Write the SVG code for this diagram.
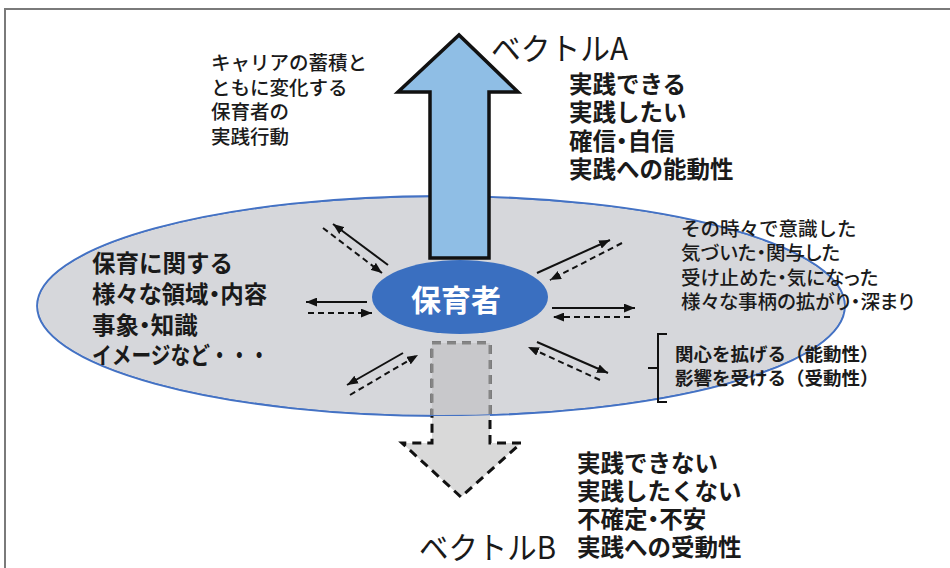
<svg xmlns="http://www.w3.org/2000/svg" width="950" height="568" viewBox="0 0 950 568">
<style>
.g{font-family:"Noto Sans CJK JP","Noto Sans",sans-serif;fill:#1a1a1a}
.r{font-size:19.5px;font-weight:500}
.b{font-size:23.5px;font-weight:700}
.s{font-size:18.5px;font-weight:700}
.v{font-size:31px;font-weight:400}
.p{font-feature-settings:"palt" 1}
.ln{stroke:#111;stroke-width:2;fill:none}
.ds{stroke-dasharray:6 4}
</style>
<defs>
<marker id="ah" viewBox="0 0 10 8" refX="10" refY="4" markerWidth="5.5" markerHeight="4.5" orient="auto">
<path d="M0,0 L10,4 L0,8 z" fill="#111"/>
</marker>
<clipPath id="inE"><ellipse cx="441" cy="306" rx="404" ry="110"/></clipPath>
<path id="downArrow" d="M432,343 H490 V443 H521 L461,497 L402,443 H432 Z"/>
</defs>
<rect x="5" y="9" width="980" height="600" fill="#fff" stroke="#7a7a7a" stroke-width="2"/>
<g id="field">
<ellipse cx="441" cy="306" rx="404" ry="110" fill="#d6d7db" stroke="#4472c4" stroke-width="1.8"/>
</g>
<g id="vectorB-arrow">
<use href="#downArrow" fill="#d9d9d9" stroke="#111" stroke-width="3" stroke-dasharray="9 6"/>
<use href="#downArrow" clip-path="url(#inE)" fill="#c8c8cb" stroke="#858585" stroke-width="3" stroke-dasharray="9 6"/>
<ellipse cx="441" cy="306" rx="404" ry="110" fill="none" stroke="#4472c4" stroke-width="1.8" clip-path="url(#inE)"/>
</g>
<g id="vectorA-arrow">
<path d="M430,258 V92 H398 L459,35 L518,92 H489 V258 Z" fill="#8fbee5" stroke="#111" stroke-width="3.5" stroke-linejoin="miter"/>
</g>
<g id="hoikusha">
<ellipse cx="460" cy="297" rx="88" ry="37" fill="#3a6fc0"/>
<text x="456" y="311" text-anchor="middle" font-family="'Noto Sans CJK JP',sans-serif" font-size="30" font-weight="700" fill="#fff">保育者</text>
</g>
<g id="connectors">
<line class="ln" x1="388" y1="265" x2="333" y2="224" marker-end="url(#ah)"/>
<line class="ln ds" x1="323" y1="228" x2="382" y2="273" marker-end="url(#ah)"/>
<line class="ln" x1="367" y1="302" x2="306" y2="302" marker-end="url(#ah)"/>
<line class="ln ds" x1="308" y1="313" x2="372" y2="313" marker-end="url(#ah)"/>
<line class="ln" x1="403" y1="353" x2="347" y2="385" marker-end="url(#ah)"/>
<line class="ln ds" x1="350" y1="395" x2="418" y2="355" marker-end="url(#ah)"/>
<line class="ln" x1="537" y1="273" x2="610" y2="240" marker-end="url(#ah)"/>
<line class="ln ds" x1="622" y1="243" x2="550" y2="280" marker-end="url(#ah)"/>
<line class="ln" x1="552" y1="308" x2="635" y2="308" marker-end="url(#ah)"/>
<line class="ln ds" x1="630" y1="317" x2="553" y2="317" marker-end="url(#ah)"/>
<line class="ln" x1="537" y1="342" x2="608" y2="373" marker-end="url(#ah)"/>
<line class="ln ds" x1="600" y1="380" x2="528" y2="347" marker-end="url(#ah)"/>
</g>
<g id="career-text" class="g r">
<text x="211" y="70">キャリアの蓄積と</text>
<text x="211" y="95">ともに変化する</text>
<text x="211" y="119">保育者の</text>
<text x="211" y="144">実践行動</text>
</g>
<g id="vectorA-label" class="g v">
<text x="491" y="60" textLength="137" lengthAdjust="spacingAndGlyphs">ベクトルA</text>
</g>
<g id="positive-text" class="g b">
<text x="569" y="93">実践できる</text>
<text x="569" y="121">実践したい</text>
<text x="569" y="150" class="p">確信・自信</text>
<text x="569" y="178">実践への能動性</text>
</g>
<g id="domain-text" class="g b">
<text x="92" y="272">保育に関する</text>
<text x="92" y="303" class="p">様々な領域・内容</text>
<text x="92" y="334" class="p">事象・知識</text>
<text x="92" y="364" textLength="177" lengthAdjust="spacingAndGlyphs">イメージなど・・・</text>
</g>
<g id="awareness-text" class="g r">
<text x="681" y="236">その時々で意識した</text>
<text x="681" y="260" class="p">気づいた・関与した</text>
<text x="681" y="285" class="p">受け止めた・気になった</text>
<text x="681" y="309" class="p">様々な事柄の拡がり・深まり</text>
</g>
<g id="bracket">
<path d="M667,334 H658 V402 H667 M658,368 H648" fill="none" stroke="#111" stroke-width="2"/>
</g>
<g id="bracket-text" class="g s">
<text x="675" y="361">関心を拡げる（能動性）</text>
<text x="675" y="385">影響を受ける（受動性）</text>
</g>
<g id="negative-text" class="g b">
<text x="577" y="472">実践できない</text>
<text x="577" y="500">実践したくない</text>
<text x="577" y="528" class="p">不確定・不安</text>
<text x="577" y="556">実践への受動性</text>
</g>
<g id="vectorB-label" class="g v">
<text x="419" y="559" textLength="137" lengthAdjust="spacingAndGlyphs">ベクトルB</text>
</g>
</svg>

--- --- ---

● **Problem details**
Using the material above, return every line exactly as it appears, minus the pictures.

● **Solution to this task**
Write the SVG code for this diagram.
<svg xmlns="http://www.w3.org/2000/svg" width="950" height="568" viewBox="0 0 950 568">
<style>
.g{font-family:"Noto Sans CJK JP","Noto Sans",sans-serif;fill:#1a1a1a}
.r{font-size:19.5px;font-weight:500}
.b{font-size:23.5px;font-weight:700}
.s{font-size:18.5px;font-weight:700}
.v{font-size:31px;font-weight:400}
.p{font-feature-settings:"palt" 1}
.ln{stroke:#111;stroke-width:2;fill:none}
.ds{stroke-dasharray:6 4}
</style>
<defs>
<marker id="ah" viewBox="0 0 10 8" refX="10" refY="4" markerWidth="5.5" markerHeight="4.5" orient="auto">
<path d="M0,0 L10,4 L0,8 z" fill="#111"/>
</marker>
<clipPath id="inE"><ellipse cx="441" cy="306" rx="404" ry="110"/></clipPath>
<path id="downArrow" d="M432,343 H490 V443 H521 L461,497 L402,443 H432 Z"/>
</defs>
<rect x="5" y="9" width="980" height="600" fill="#fff" stroke="#7a7a7a" stroke-width="2"/>
<g id="field">
<ellipse cx="441" cy="306" rx="404" ry="110" fill="#d6d7db" stroke="#4472c4" stroke-width="1.8"/>
</g>
<g id="vectorB-arrow">
<use href="#downArrow" fill="#d9d9d9" stroke="#111" stroke-width="3" stroke-dasharray="9 6"/>
<use href="#downArrow" clip-path="url(#inE)" fill="#c8c8cb" stroke="#858585" stroke-width="3" stroke-dasharray="9 6"/>
<ellipse cx="441" cy="306" rx="404" ry="110" fill="none" stroke="#4472c4" stroke-width="1.8" clip-path="url(#inE)"/>
</g>
<g id="vectorA-arrow">
<path d="M430,258 V92 H398 L459,35 L518,92 H489 V258 Z" fill="#8fbee5" stroke="#111" stroke-width="3.5" stroke-linejoin="miter"/>
</g>
<g id="hoikusha">
<ellipse cx="460" cy="297" rx="88" ry="37" fill="#3a6fc0"/>
<text x="456" y="311" text-anchor="middle" font-family="'Noto Sans CJK JP',sans-serif" font-size="30" font-weight="700" fill="#fff">保育者</text>
</g>
<g id="connectors">
<line class="ln" x1="388" y1="265" x2="333" y2="224" marker-end="url(#ah)"/>
<line class="ln ds" x1="323" y1="228" x2="382" y2="273" marker-end="url(#ah)"/>
<line class="ln" x1="367" y1="302" x2="306" y2="302" marker-end="url(#ah)"/>
<line class="ln ds" x1="308" y1="313" x2="372" y2="313" marker-end="url(#ah)"/>
<line class="ln" x1="403" y1="353" x2="347" y2="385" marker-end="url(#ah)"/>
<line class="ln ds" x1="350" y1="395" x2="418" y2="355" marker-end="url(#ah)"/>
<line class="ln" x1="537" y1="273" x2="610" y2="240" marker-end="url(#ah)"/>
<line class="ln ds" x1="622" y1="243" x2="550" y2="280" marker-end="url(#ah)"/>
<line class="ln" x1="552" y1="308" x2="635" y2="308" marker-end="url(#ah)"/>
<line class="ln ds" x1="630" y1="317" x2="553" y2="317" marker-end="url(#ah)"/>
<line class="ln" x1="537" y1="342" x2="608" y2="373" marker-end="url(#ah)"/>
<line class="ln ds" x1="600" y1="380" x2="528" y2="347" marker-end="url(#ah)"/>
</g>
<g id="career-text" class="g r">
<text x="211" y="70">キャリアの蓄積と</text>
<text x="211" y="95">ともに変化する</text>
<text x="211" y="119">保育者の</text>
<text x="211" y="144">実践行動</text>
</g>
<g id="vectorA-label" class="g v">
<text x="491" y="60" textLength="137" lengthAdjust="spacingAndGlyphs">ベクトルA</text>
</g>
<g id="positive-text" class="g b">
<text x="569" y="93">実践できる</text>
<text x="569" y="121">実践したい</text>
<text x="569" y="150" class="p">確信・自信</text>
<text x="569" y="178">実践への能動性</text>
</g>
<g id="domain-text" class="g b">
<text x="92" y="272">保育に関する</text>
<text x="92" y="303" class="p">様々な領域・内容</text>
<text x="92" y="334" class="p">事象・知識</text>
<text x="92" y="364" textLength="177" lengthAdjust="spacingAndGlyphs">イメージなど・・・</text>
</g>
<g id="awareness-text" class="g r">
<text x="681" y="236">その時々で意識した</text>
<text x="681" y="260" class="p">気づいた・関与した</text>
<text x="681" y="285" class="p">受け止めた・気になった</text>
<text x="681" y="309" class="p">様々な事柄の拡がり・深まり</text>
</g>
<g id="bracket">
<path d="M667,334 H658 V402 H667 M658,368 H648" fill="none" stroke="#111" stroke-width="2"/>
</g>
<g id="bracket-text" class="g s">
<text x="675" y="361">関心を拡げる（能動性）</text>
<text x="675" y="385">影響を受ける（受動性）</text>
</g>
<g id="negative-text" class="g b">
<text x="577" y="472">実践できない</text>
<text x="577" y="500">実践したくない</text>
<text x="577" y="528" class="p">不確定・不安</text>
<text x="577" y="556">実践への受動性</text>
</g>
<g id="vectorB-label" class="g v">
<text x="419" y="559" textLength="137" lengthAdjust="spacingAndGlyphs">ベクトルB</text>
</g>
</svg>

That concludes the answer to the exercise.